The Department of Treasury and Internal Revenue Service (Service) invite public comment on recommendations for items that should be included on the 2016-2017 Priority Guidance Plan. See Notice 2016-26
One of the comments, submitted by an anonymous party, is to “… clarify that taxpayers may not use so-called self-storage or checkbook LLCs to take possession of physical precious metals.”
Text of comment
“The IRS should clarify that taxpayers may not use so-called self-storage or checkbook LLCs to take possession of physical precious metals. Currently, unscrupulous companies are telling taxpayers they can create their own LLCs and hold gold and silver in their home or a bank safety deposit box. The Internal Revenue Code permits IRA funds to be invested in certain physical precious metals only if these metals are placed in the physical possession of a “trustee” which Code defines as either (1) a traditional bank or an insured credit union or another financial institution subject to regulation by state or federal bank regulators; or (2) “Such other person who demonstrates to the satisfaction of the Secretary [of the U.S. Treasury] that the manner in which such other person will administer the [IRA] will be consistent with the requirements of this section.”

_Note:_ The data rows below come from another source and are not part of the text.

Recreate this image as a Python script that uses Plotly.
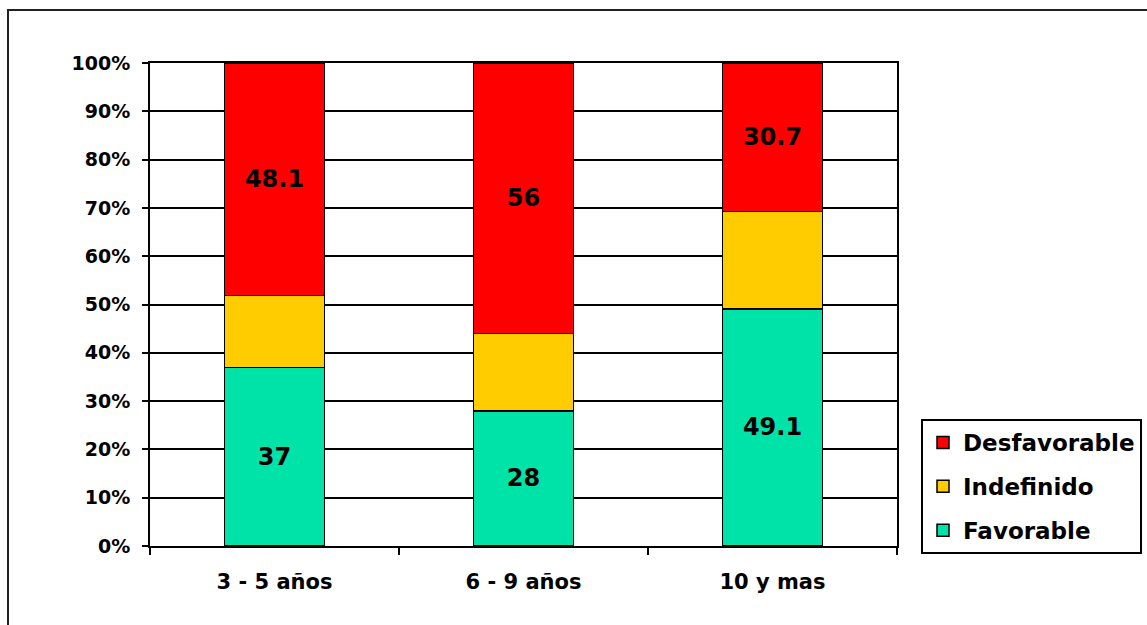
import plotly.graph_objects as go

# Age groups and the share (%) of each rating within them
categories = ["3 - 5 años", "6 - 9 años", "10 y mas"]
favorable = [37, 28, 49.1]
indefinido = [14.9, 16, 20.2]
desfavorable = [48.1, 56, 30.7]

# name, values, colour, show value labels, legend position
series = [
    ("Favorable", favorable, "#00E3A8", True, 3),
    ("Indefinido", indefinido, "#FFCC00", False, 2),
    ("Desfavorable", desfavorable, "#FF0000", True, 1),
]

FONT = "DejaVu Sans"

fig = go.Figure()
for name, vals, color, labelled, rank in series:
    fig.add_trace(go.Bar(
        name=name,
        legendgroup=name,
        legendrank=rank,
        x=categories,
        y=vals,
        marker=dict(color=color, line=dict(color="black", width=1.5)),
        text=[f"{v:g}" for v in vals] if labelled else None,
        textposition="inside" if labelled else "none",
        insidetextanchor="middle",
        constraintext="none",
        textangle=0,
        textfont=dict(family=FONT, size=24, color="black", weight="bold"),
        hoverinfo="skip",
    ))

W, H = 1147, 625
L, R, T, B = 150, 250, 63, 79
pw, ph = W - L - R, H - T - B


def px_x(px):
    return (px - L) / pw


def px_y(py):
    return (H - B - py) / ph


fig.update_layout(
    width=W,
    height=H,
    margin=dict(l=L, r=R, t=T, b=B, autoexpand=False),
    barmode="stack",
    bargap=0.6,
    paper_bgcolor="white",
    plot_bgcolor="white",
    font=dict(family=FONT, color="black", weight="bold"),
    legend=dict(
        traceorder="grouped",
        tracegroupgap=11,
        x=px_x(921), y=px_y(419),
        xanchor="left", yanchor="top",
        bordercolor="black", borderwidth=2,
        bgcolor="white",
        font=dict(family=FONT, size=23, color="black", weight="bold"),
        itemclick=False,
    ),
    xaxis=dict(
        showline=True, linecolor="black", linewidth=2,
        mirror=True,
        ticks="outside", tickson="boundaries", ticklen=7,
        tickcolor="black", tickwidth=2,
        ticklabelstandoff=16,
        tickfont=dict(family=FONT, size=21, color="black", weight="bold"),
        showgrid=False,
    ),
    yaxis=dict(
        range=[0, 100],
        dtick=10,
        ticksuffix="%",
        showline=True, linecolor="black", linewidth=2,
        mirror=True,
        ticks="outside", ticklen=6, tickcolor="black", tickwidth=2,
        ticklabelstandoff=8,
        tickfont=dict(family=FONT, size=19, color="black", weight="bold"),
        showgrid=True, gridcolor="black", gridwidth=1.5,
        zeroline=False,
    ),
    shapes=[dict(
        type="rect", xref="paper", yref="paper",
        x0=px_x(8), x1=px_x(1170), y0=px_y(660), y1=px_y(10),
        line=dict(color="#222", width=2), layer="below",
    )],
)

fig.write_html("out.html")
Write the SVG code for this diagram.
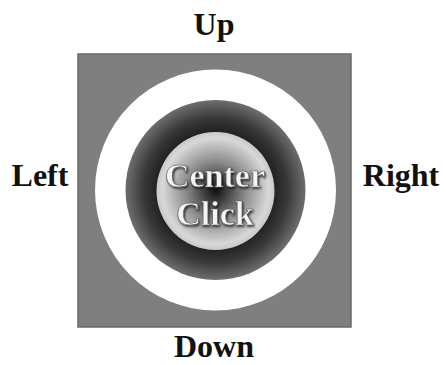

Any entity seeking to qualify under this second provision must demonstrate to the IRS of its fiduciary ability, fiduciary experience, capacity to account, fitness to handle retirement assets, bonding, audits, and net worth. Even then, the entity may only act as a trustee with the written approval from the Service.
When precious metals are not held by an appropriate trustee, the purchase is treated as a taxable distribution from the retirement account. This means the IRA assets lose their tax-deferred status and are subject to taxation and potential penalties for an early withdrawal.”